__WHAT YOU HAVE TO DO__
Whenever a line contains the string "this", copy it out of the entries.

__ENTRIES__
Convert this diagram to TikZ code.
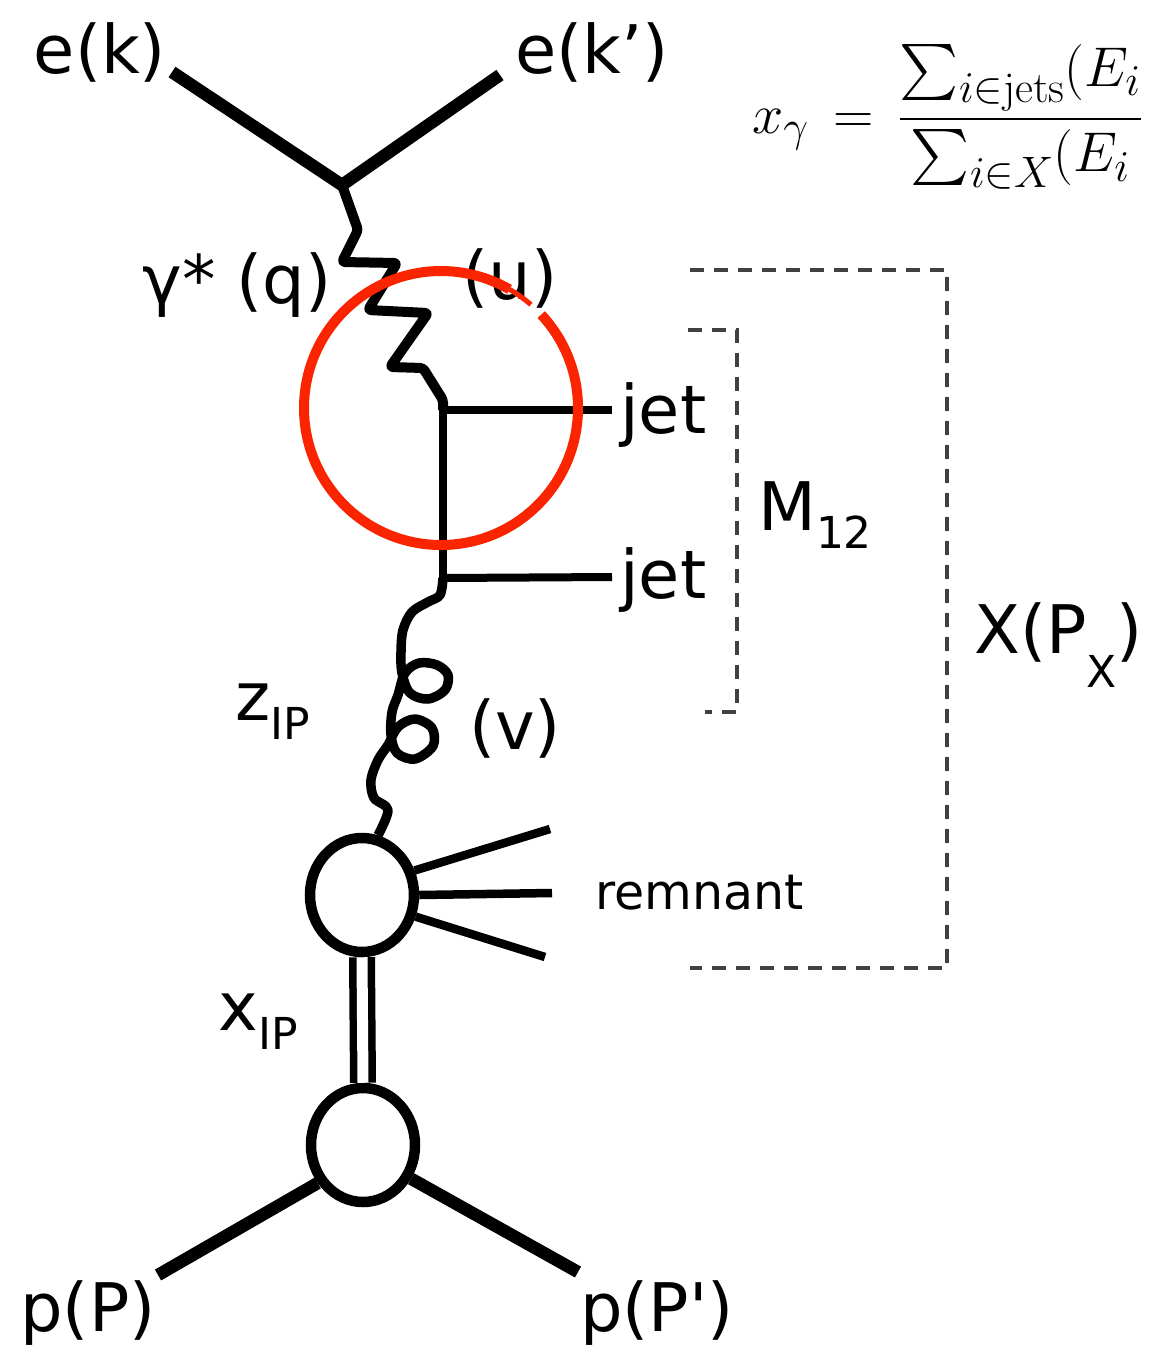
---
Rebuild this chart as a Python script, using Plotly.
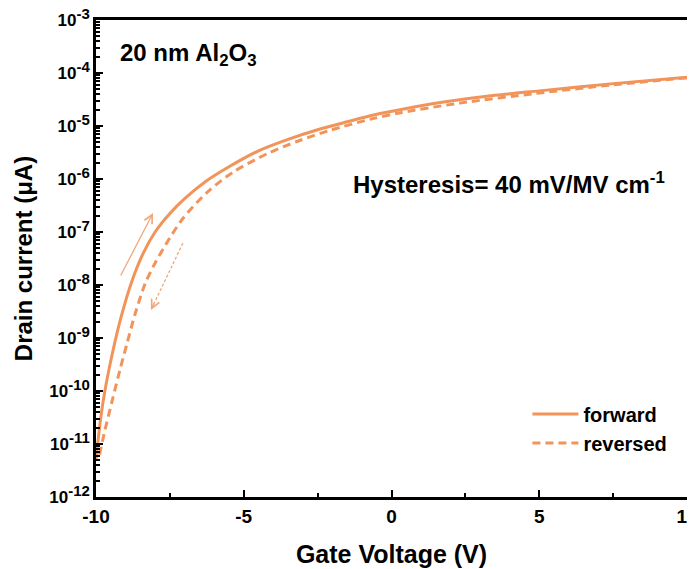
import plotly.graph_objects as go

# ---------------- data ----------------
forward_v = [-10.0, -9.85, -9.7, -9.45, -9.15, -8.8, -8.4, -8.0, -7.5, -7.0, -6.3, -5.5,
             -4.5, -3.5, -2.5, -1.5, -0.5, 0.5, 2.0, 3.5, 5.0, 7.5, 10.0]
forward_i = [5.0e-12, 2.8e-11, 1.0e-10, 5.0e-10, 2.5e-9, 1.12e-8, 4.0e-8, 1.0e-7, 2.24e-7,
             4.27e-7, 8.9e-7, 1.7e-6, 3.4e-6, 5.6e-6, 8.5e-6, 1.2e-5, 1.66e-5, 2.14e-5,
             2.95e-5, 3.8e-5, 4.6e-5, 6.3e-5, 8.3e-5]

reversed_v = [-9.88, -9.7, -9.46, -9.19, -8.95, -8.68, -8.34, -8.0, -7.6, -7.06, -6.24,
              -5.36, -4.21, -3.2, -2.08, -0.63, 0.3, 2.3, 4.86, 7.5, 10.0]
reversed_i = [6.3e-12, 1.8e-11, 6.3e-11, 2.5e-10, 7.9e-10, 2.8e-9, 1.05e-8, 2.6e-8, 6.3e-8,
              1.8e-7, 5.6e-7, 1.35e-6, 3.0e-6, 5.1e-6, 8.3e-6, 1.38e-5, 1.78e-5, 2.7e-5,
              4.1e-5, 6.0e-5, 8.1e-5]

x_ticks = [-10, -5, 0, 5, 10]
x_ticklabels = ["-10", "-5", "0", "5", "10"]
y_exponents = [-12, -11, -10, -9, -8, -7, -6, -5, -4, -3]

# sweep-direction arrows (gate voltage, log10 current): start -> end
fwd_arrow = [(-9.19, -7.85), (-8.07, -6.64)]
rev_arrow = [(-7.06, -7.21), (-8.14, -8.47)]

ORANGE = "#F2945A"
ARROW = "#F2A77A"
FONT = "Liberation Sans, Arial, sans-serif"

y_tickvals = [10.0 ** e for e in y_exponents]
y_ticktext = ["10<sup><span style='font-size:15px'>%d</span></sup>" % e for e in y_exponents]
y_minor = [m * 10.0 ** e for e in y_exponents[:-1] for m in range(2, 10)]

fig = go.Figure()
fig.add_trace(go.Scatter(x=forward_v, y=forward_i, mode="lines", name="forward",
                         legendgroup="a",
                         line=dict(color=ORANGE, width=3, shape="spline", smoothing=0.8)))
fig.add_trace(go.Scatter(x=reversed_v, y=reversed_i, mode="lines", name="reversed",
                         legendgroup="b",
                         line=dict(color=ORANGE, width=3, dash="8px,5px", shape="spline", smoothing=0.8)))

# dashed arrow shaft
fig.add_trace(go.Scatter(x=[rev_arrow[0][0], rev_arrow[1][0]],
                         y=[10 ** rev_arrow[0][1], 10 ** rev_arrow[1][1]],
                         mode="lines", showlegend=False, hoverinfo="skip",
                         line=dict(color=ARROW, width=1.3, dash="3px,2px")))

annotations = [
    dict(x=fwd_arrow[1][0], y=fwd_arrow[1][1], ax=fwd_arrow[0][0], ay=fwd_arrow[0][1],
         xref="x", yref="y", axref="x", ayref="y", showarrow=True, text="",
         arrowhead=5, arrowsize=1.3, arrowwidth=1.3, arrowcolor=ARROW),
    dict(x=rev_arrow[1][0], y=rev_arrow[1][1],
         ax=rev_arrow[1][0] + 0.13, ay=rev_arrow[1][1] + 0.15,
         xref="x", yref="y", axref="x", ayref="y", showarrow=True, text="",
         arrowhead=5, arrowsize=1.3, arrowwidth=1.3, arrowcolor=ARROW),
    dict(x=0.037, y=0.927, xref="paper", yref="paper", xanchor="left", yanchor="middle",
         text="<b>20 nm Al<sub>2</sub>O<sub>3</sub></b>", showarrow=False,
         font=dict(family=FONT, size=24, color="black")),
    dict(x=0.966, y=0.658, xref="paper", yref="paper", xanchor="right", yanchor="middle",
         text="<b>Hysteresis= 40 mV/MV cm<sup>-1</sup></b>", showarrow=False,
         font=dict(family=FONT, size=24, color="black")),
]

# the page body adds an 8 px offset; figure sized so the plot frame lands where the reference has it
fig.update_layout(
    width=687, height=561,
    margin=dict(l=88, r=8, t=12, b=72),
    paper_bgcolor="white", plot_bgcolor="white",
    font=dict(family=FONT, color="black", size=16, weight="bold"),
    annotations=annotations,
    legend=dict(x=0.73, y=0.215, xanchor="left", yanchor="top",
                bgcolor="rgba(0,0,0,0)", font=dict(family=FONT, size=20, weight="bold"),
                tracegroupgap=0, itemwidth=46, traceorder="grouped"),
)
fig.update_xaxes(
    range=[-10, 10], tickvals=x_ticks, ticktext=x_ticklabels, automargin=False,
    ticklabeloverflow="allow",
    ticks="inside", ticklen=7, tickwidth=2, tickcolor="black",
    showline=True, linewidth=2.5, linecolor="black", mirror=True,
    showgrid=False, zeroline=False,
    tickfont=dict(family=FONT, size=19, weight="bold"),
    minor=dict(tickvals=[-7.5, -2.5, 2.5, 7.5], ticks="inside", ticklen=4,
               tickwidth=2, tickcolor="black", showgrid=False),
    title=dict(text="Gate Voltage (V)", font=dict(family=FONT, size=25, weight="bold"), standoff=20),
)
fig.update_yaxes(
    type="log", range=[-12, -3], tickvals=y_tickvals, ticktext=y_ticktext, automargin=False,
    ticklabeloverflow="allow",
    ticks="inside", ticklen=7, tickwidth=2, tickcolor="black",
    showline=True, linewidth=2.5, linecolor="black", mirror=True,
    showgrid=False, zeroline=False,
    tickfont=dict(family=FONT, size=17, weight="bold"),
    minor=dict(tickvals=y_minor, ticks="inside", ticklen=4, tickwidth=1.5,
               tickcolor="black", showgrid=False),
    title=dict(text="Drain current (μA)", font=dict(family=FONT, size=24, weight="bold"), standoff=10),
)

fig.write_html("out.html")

__EXERCISE ANSWER__
Convert this diagram to TikZ code.
Rebuild this chart as a Python script, using Plotly.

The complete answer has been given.